Arbeitnehmer_innenrechte

Die Arbeitnehmer_innenrechte wurden regelmäßig verletzt, z. B. indem Unternehmen Beschäftigte ohne ordnungsgemäße Verfahrensweisen entließen oder aufgrund der Produktionseinschränkungen im Zusammenhang mit der Coronapandemie die Löhne kürzten oder die Lohnzahlung ganz verweigerten. Davon betroffen waren auch Arbeitskräfte in systemrelevanten Unternehmen.

Im März 2021 wurden die Arbeitsverträge zahlreicher Mitarbeiter_innen eines regionalen Lebensmittellieferanten als Vergeltung für kollektive Proteste gegen Lohnkürzungen und die Verschlechterung der Arbeitsbedingungen gekündigt.

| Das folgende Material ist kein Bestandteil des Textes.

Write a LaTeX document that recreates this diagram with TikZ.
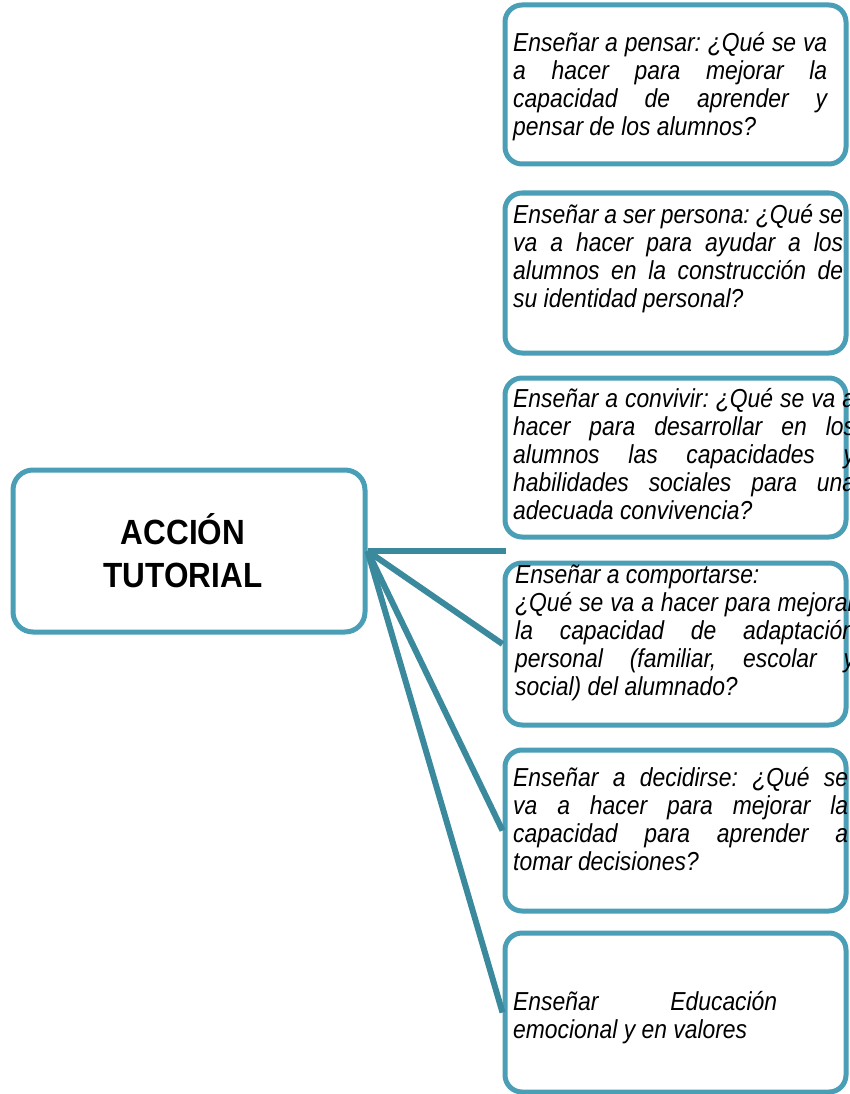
\documentclass[tikz,border=0pt]{standalone}
\usepackage{fontspec}
\setmainfont{Liberation Sans}
\newfontfamily\narrowit[FakeStretch=0.88]{Liberation Sans Italic}
\newfontfamily\narrowbf[FakeStretch=0.9]{Liberation Sans Bold}
\definecolor{boxc}{RGB}{74,158,182}
\definecolor{linec}{RGB}{58,137,156}
\frenchspacing
\tikzset{
 mainbox/.style={draw=boxc, line width=5pt, rounded corners=20pt, minimum width=352pt, minimum height=162pt, inner sep=0pt},
 maintext/.style={inner sep=0pt, align=center, font=\narrowbf\fontsize{35}{43}\selectfont},
 sidebox/.style={draw=boxc, line width=5pt, rounded corners=17pt, minimum width=341pt, inner sep=0pt},
 boxtext/.style={anchor=base west, inner sep=0pt, font=\narrowit\fontsize{26}{28}\selectfont},
 conn/.style={draw=linec, line width=6pt}
}
\begin{document}
\begin{tikzpicture}[x=1pt,y=-1pt]
\useasboundingbox (0,0) rectangle (849,1094);
\node[mainbox] (c) at (189,551) {};
\node[maintext] (ct) at (183,551) {ACCIÓN\\TUTORIAL};
\node[sidebox, minimum height=159pt] (b1) at (675.5,84.5) {};
\node[sidebox, minimum height=160pt] (b2) at (675.5,273) {};
\node[sidebox, minimum height=159pt] (b3) at (675.5,457.5) {};
\node[sidebox, minimum height=162pt] (b4) at (675.5,644) {};
\node[sidebox, minimum height=161pt] (b5) at (675.5,830.5) {};
\node[sidebox, minimum height=159pt] (b6) at (675.5,1012.5) {};
\coordinate (h) at (506,551);
\draw[conn] (c.east) -- (h);
\draw[conn] (c.east) -- (b4.west);
\draw[conn] (c.east) -- (b5.west);
\draw[conn] (c.east) -- (b6.west);
\node[boxtext] (t1) at (513,52) {\parbox[t]{314pt}{Enseñar a pensar: ¿Qué se va\linebreak a hacer para mejorar la\linebreak capacidad de aprender y\linebreak pensar de los alumnos?}};
\node[boxtext] (t2) at (513,223) {\parbox[t]{330pt}{Enseñar a ser persona: ¿Qué se\linebreak va a hacer para ayudar a los\linebreak alumnos en la construcción de\linebreak su identidad personal?}};
\node[boxtext] (t3) at (513,407) {\parbox[t]{342pt}{Enseñar a convivir: ¿Qué se va a\linebreak hacer para desarrollar en los\linebreak alumnos las capacidades y\linebreak habilidades sociales para una\linebreak adecuada convivencia?}};
\node[boxtext] (t4) at (515,583) {\parbox[t]{340pt}{Enseñar a comportarse:\newline ¿Qué se va a hacer para mejorar\linebreak la capacidad de adaptación\linebreak personal (familiar, escolar y\linebreak social) del alumnado?}};
\node[boxtext] (t5) at (513,786) {\parbox[t]{335pt}{Enseñar a decidirse: ¿Qué se\linebreak va a hacer para mejorar la\linebreak capacidad para aprender a\linebreak tomar decisiones?}};
\node[boxtext] (t6) at (513,1010) {\parbox[t]{264pt}{Enseñar Educación\linebreak emocional y en valores}};
\end{tikzpicture}
\end{document}
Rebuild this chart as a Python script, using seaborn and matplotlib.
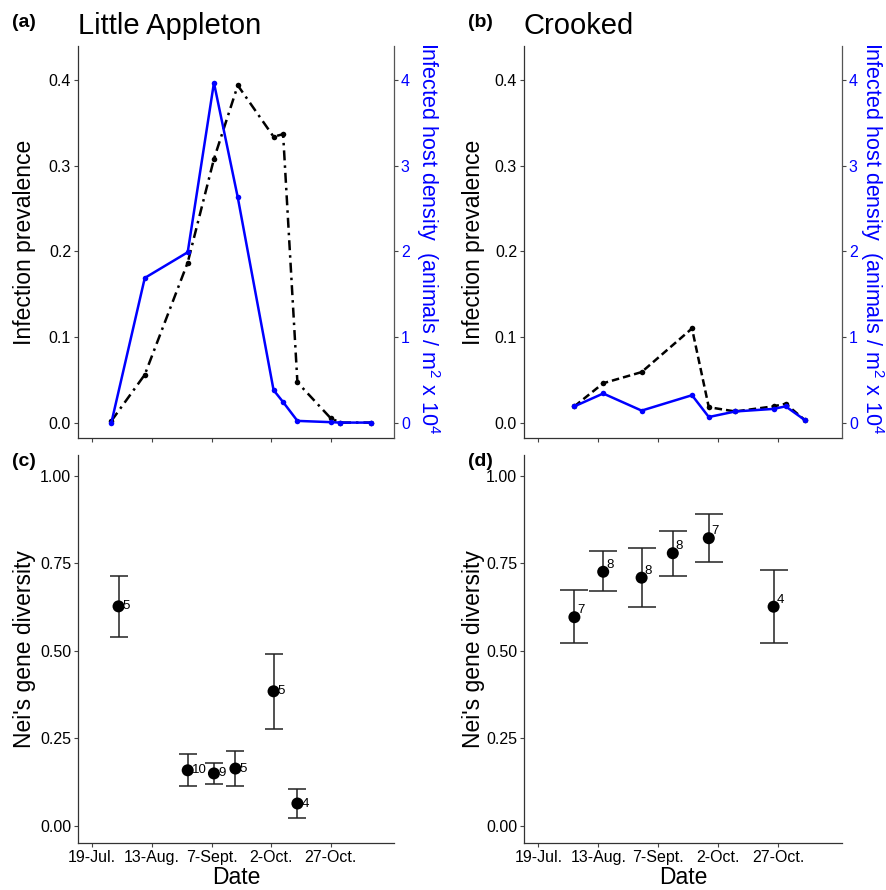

Im August berichteten Angestellte der Müllabfuhr in Tiflis über Drohungen und Lohnkürzungen, nachdem sie in einem dreitägigen Streik bessere Arbeitsbedingungen gefordert hatten.

Abchasien und Südossetien/Zchinwali

Folter und andere Misshandlungen

Es gab keine wirksame Untersuchung des Todes von Inal Dzhabiev aus der abtrünnigen Region Südossetien/Zchinwali. Er starb in Zchinwali in Gewahrsam, nachdem er im August 2020 nach seiner Festnahme schwer geschlagen worden war.

Anri Ateiba aus der abtrünnigen Region Abchasien starb am 14. September 2021, nachdem er am 12. August in der provisorischen Haftanstalt in Gagra bewusstlos aufgefunden worden war. Die Ermittlungen zu seinem Tod waren Ende des Jahres noch nicht abgeschlossen.

Berichten zufolge kam es zu einer weiteren Verschlechterung des Gesundheitszustands des aus Gali stammenden ethnischen Georgiers Irakli Bebua aufgrund chronischer Krankheiten und mangels einer angemessenen medizinischen Versorgung in der Haft. Er verbüßt eine neunjährige Haftstrafe wegen Verbrennung der abchasischen Flagge.

Recht auf Freizügigkeit

Die De-facto-Behörden in Abchasien und Südossetien/Zchinwali nahmen weiterhin Zivilpersonen fest und schränkten die Bewegungsfreiheit in den von der Regierung kontrollierten Gebieten sowie über die Trennlinie zu Rest-Georgien ein. Diese Einschränkungen und die aufgrund der Pandemie geltenden Quarantänevorschriften hatten negative Auswirkungen auf eine Reihe von Menschenrechten, einschließlich wirtschaftlicher und sozialer Rechte.